Figure scripts
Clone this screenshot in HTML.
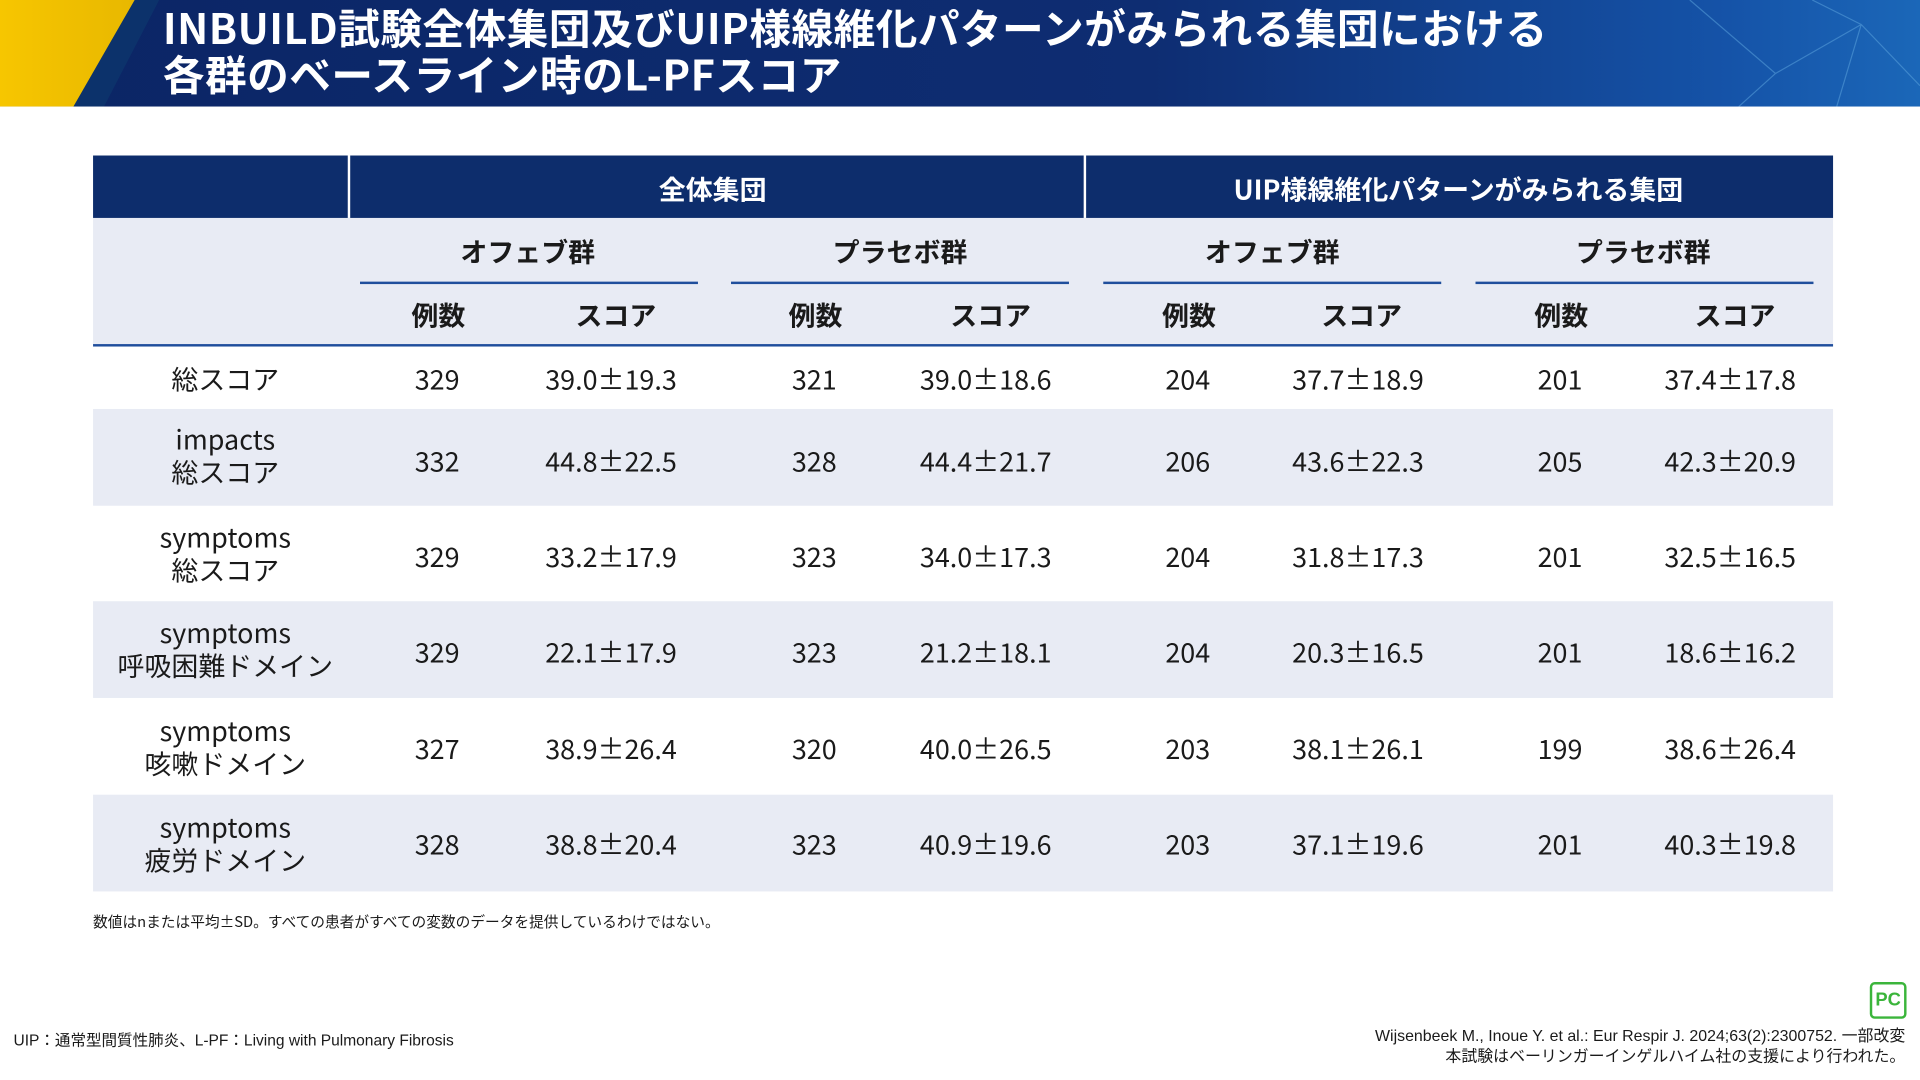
<!DOCTYPE html>
<html><head><meta charset="utf-8"><style>
html,body{margin:0;padding:0;width:1920px;height:1080px;overflow:hidden;background:#fff}
#s{position:absolute;left:0;top:0;width:1568px;height:882px;transform:scale(1.22449);transform-origin:0 0;font-family:"Noto Sans CJK JP","Liberation Sans",sans-serif;color:#1a1a1a}
.hdr{position:absolute;left:0;top:0;width:1568px;height:87px;background:linear-gradient(90deg,#0b2565 0%,#0e2d72 60%,#1553a8 90%,#1b67b8 100%);overflow:hidden}
.t{position:absolute;left:133px;color:#fff;font-weight:bold;font-size:34px;line-height:38px;letter-spacing:0.4px;white-space:nowrap}
.a{position:absolute;white-space:nowrap;text-align:center;transform:translateX(-50%);font-size:22px;line-height:26px}
.b{font-weight:bold}
</style></head><body><div id="s">
<div class="hdr">
<svg width="1568" height="87" style="position:absolute;left:0;top:0">
<defs><linearGradient id="y" x1="0" y1="0" x2="1" y2="0"><stop offset="0" stop-color="#f7c600"/><stop offset="1" stop-color="#e8b800"/></linearGradient></defs>
<polygon points="0,0 110,0 60,87 0,87" fill="url(#y)"/>
<polygon points="60,87 110,0 130,0 85,87" fill="#0d3a6e" opacity="0.6"/>
<g stroke="#5fa8e0" stroke-width="1" opacity="0.5" fill="none">
<path d="M1380,0 L1450,60 L1520,20 L1568,70 M1450,60 L1420,87 M1520,20 L1500,87 M1480,0 L1520,20"/>
</g>
</svg>
<div class="t" style="top:3px">INBUILD試験全体集団及びUIP様線維化パターンがみられる集団における</div>
<div class="t" style="top:41px">各群のベースライン時のL-PFスコア</div>
</div>

<div style="position:absolute;left:76px;top:127px;width:1421px;height:51px;background:#0d2d6c"></div>
<div style="position:absolute;left:284px;top:127px;width:2px;height:51px;background:#fff"></div>
<div style="position:absolute;left:885px;top:127px;width:2px;height:51px;background:#fff"></div>
<div style="position:absolute;left:76px;top:178px;width:1421px;height:104px;background:#e8ebf4"></div>
<div style="position:absolute;left:76px;top:281px;width:1421px;height:2px;background:#1f4e9c"></div>
<div style="position:absolute;left:294px;top:230px;width:276px;height:2px;background:#1f4e9c"></div>
<div style="position:absolute;left:597px;top:230px;width:276px;height:2px;background:#1f4e9c"></div>
<div style="position:absolute;left:901px;top:230px;width:276px;height:2px;background:#1f4e9c"></div>
<div style="position:absolute;left:1205px;top:230px;width:276px;height:2px;background:#1f4e9c"></div>
<div style="position:absolute;left:76px;top:334px;width:1421px;height:79px;background:#e8ebf4"></div>
<div style="position:absolute;left:76px;top:491px;width:1421px;height:79px;background:#e8ebf4"></div>
<div style="position:absolute;left:76px;top:649px;width:1421px;height:79px;background:#e8ebf4"></div>

<div class="a b" style="left:582px;top:141px;color:#fff">全体集団</div>
<div class="a b" style="left:1191px;top:141px;color:#fff">UIP様線維化パターンがみられる集団</div>
<div class="a b" style="left:431px;top:192px">オフェブ群</div>
<div class="a b" style="left:735px;top:192px">プラセボ群</div>
<div class="a b" style="left:1039px;top:192px">オフェブ群</div>
<div class="a b" style="left:1342px;top:192px">プラセボ群</div>
<div class="a b" style="left:358px;top:244px">例数</div>
<div class="a b" style="left:503px;top:244px">スコア</div>
<div class="a b" style="left:666px;top:244px">例数</div>
<div class="a b" style="left:809px;top:244px">スコア</div>
<div class="a b" style="left:971px;top:244px">例数</div>
<div class="a b" style="left:1112px;top:244px">スコア</div>
<div class="a b" style="left:1275px;top:244px">例数</div>
<div class="a b" style="left:1417px;top:244px">スコア</div>

<div class="a" style="left:184px;top:296px">総スコア</div>
<div class="a" style="left:184px;top:345px;line-height:27px">impacts<br>総スコア</div>
<div class="a" style="left:184px;top:425px;line-height:27px">symptoms<br>総スコア</div>
<div class="a" style="left:184px;top:503px;line-height:27px">symptoms<br>呼吸困難ドメイン</div>
<div class="a" style="left:184px;top:583px;line-height:27px">symptoms<br>咳嗽ドメイン</div>
<div class="a" style="left:184px;top:662px;line-height:27px">symptoms<br>疲労ドメイン</div>

<div id="rows"></div>
<script>
var d=[[296,"329","39.0±19.3","321","39.0±18.6","204","37.7±18.9","201","37.4±17.8"],
[363,"332","44.8±22.5","328","44.4±21.7","206","43.6±22.3","205","42.3±20.9"],
[441,"329","33.2±17.9","323","34.0±17.3","204","31.8±17.3","201","32.5±16.5"],
[519,"329","22.1±17.9","323","21.2±18.1","204","20.3±16.5","201","18.6±16.2"],
[598,"327","38.9±26.4","320","40.0±26.5","203","38.1±26.1","199","38.6±26.4"],
[676,"328","38.8±20.4","323","40.9±19.6","203","37.1±19.6","201","40.3±19.8"]];
var x=[357,499,665,805,970,1109,1274,1413],h="";
d.forEach(function(r){for(var i=0;i<8;i++)h+='<div class="a" style="left:'+x[i]+'px;top:'+r[0]+'px">'+r[i+1]+'</div>';});
document.getElementById("rows").innerHTML=h;
</script>

<div style="position:absolute;left:76px;top:744px;font-size:12px;white-space:nowrap">数値はnまたは平均±SD。すべての患者がすべての変数のデータを提供しているわけではない。</div>
<div style="position:absolute;left:11px;top:839px;font-size:12.7px;white-space:nowrap;font-family:'Liberation Sans','Noto Sans CJK JP',sans-serif">UIP：通常型間質性肺炎、L-PF：Living with Pulmonary Fibrosis</div>
<div style="position:absolute;right:12px;top:837px;font-size:13px;white-space:nowrap;text-align:right;line-height:17px;font-family:'Liberation Sans','Noto Sans CJK JP',sans-serif">Wijsenbeek M., Inoue Y. et al.: Eur Respir J. 2024;63(2):2300752. 一部改変<br>本試験はベーリンガーインゲルハイム社の支援により行われた。</div>
<div style="position:absolute;left:1527px;top:802px;width:26px;height:26px;border:2px solid #3bb53b;border-radius:4px;color:#3bb53b;font-weight:bold;font-size:15px;line-height:26px;text-align:center;font-family:'Liberation Sans',sans-serif">PC</div>
</div></body></html>
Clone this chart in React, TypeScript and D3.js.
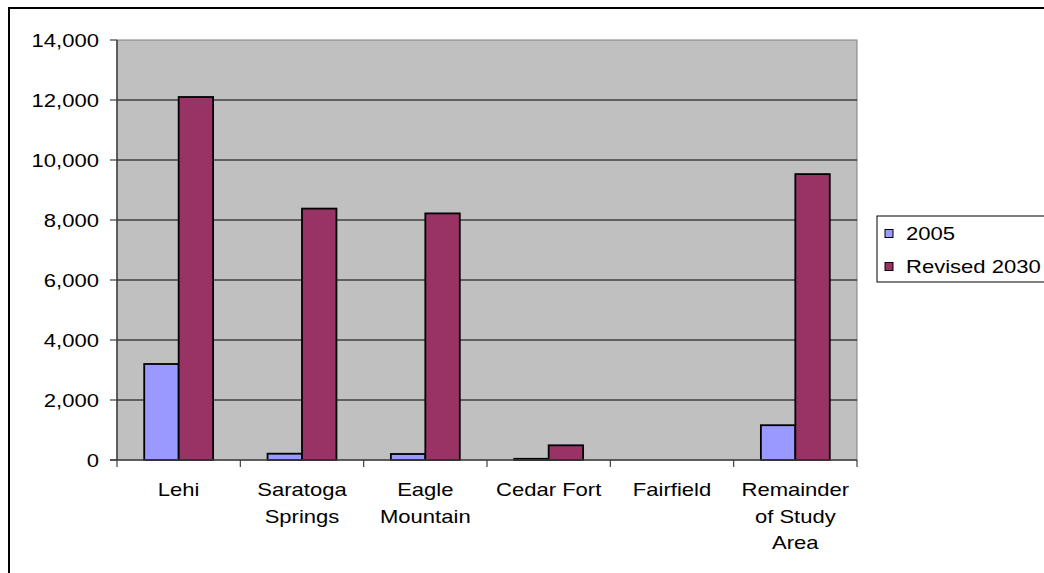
import React from "react";
import * as d3 from "d3";

const categories: string[][] = [
  ["Lehi"],
  ["Saratoga", "Springs"],
  ["Eagle", "Mountain"],
  ["Cedar Fort"],
  ["Fairfield"],
  ["Remainder", "of Study", "Area"],
];
const seriesNames = ["2005", "Revised 2030"];
const values2005 = [3200, 210, 200, 40, 0, 1160];
const valuesRevised2030 = [12100, 8380, 8220, 490, 0, 9530];
const yTicks = [0, 2000, 4000, 6000, 8000, 10000, 12000, 14000];
const seriesColors = ["#9999FF", "#993366"];

const W = 1044;
const H = 573;
const plot = { left: 117, right: 857, top: 40, bottom: 460 };
const FONT = "'Liberation Sans', Arial, sans-serif";
const FS = 19;
const SX = 1.16; // horizontal stretch of the lettering

export default function App() {
  const keys = categories.map((c) => c.join(" "));
  const x0 = d3.scaleBand<string>().domain(keys).range([plot.left, plot.right]);
  const x1 = d3
    .scaleBand<string>()
    .domain(seriesNames)
    .range([0, x0.bandwidth()])
    .paddingInner(0)
    .paddingOuter(0.79);
  const y = d3.scaleLinear().domain([0, 14000]).range([plot.bottom, plot.top]);
  const fmt = d3.format(",");
  const series = [values2005, valuesRevised2030];

  const tickEdges = d3.range(categories.length + 1).map((i) =>
    i < categories.length ? (x0(keys[i]) as number) : plot.right
  );

  return (
    <svg
      width={W}
      height={H}
      style={{ position: "absolute", left: 0, top: 0, background: "#fff" }}
      fontFamily={FONT}
    >
      {/* chart frame */}
      <rect x={9} y={8} width={1200} height={700} fill="none" stroke="#000" strokeWidth={2} />

      {/* plot area */}
      <rect
        x={plot.left}
        y={plot.top}
        width={plot.right - plot.left}
        height={plot.bottom - plot.top}
        fill="#C0C0C0"
        stroke="#808080"
        strokeWidth={1}
      />

      {/* gridlines */}
      {yTicks
        .filter((t) => t > 0 && t < 14000)
        .map((t) => (
          <line
            key={"g" + t}
            x1={plot.left}
            x2={plot.right}
            y1={y(t)}
            y2={y(t)}
            stroke="#000"
            strokeWidth={1}
          />
        ))}

      {/* bars */}
      {keys.map((k, i) => (
        <g key={k} transform={`translate(${x0(k)},0)`}>
          {seriesNames.map((s, j) => {
            const v = series[j][i];
            if (v <= 0) return null;
            return (
              <rect
                key={s}
                x={x1(s)}
                y={y(v)}
                width={x1.bandwidth()}
                height={plot.bottom - y(v)}
                fill={seriesColors[j]}
                stroke="#000"
                strokeWidth={1.8}
              />
            );
          })}
        </g>
      ))}

      {/* axes */}
      <line x1={plot.left} x2={plot.left} y1={plot.top} y2={plot.bottom} stroke="#404040" strokeWidth={1.5} />
      <line x1={plot.left - 7} x2={plot.right} y1={plot.bottom} y2={plot.bottom} stroke="#404040" strokeWidth={1.5} />

      {yTicks.map((t) => (
        <g key={"y" + t}>
          <line x1={plot.left - 7} x2={plot.left} y1={y(t)} y2={y(t)} stroke="#404040" strokeWidth={1.2} />
          <text
            transform={`translate(${plot.left - 18},${y(t) + 7}) scale(${SX},1)`}
            textAnchor="end"
            fontSize={FS}
            fill="#000"
          >
            {fmt(t)}
          </text>
        </g>
      ))}

      {tickEdges.map((xe, i) => (
        <line key={"xt" + i} x1={xe} x2={xe} y1={plot.bottom} y2={plot.bottom + 7} stroke="#404040" strokeWidth={1.2} />
      ))}

      {categories.map((lines, i) => {
        const cx = (x0(keys[i]) as number) + x0.bandwidth() / 2;
        return lines.map((ln, li) => (
          <text
            key={keys[i] + li}
            transform={`translate(${cx},${496 + li * 26.5}) scale(${SX},1)`}
            textAnchor="middle"
            fontSize={FS}
            fill="#000"
          >
            {ln}
          </text>
        ));
      })}

      {/* legend */}
      <rect x={877} y={216} width={300} height={66} fill="#fff" stroke="#000" strokeWidth={1} />
      {seriesNames.map((s, j) => (
        <g key={"lg" + s}>
          <rect
            x={885}
            y={229.5 + j * 33}
            width={8}
            height={8}
            fill={seriesColors[j]}
            stroke="#000"
            strokeWidth={1}
          />
          <text
            transform={`translate(906,${240 + j * 33}) scale(${SX},1)`}
            fontSize={FS}
            fill="#000"
          >
            {s}
          </text>
        </g>
      ))}
    </svg>
  );
}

Stated problem — Your first line is the one with "Clone this chart", and your last is the one with "const SX = 1.16;". Copy those and every line between them exactly, without any pictures.

Task solution —
Clone this chart in React, TypeScript and D3.js.
import React from "react";
import * as d3 from "d3";

const categories: string[][] = [
  ["Lehi"],
  ["Saratoga", "Springs"],
  ["Eagle", "Mountain"],
  ["Cedar Fort"],
  ["Fairfield"],
  ["Remainder", "of Study", "Area"],
];
const seriesNames = ["2005", "Revised 2030"];
const values2005 = [3200, 210, 200, 40, 0, 1160];
const valuesRevised2030 = [12100, 8380, 8220, 490, 0, 9530];
const yTicks = [0, 2000, 4000, 6000, 8000, 10000, 12000, 14000];
const seriesColors = ["#9999FF", "#993366"];

const W = 1044;
const H = 573;
const plot = { left: 117, right: 857, top: 40, bottom: 460 };
const FONT = "'Liberation Sans', Arial, sans-serif";
const FS = 19;
const SX = 1.16; // horizontal stretch of the lettering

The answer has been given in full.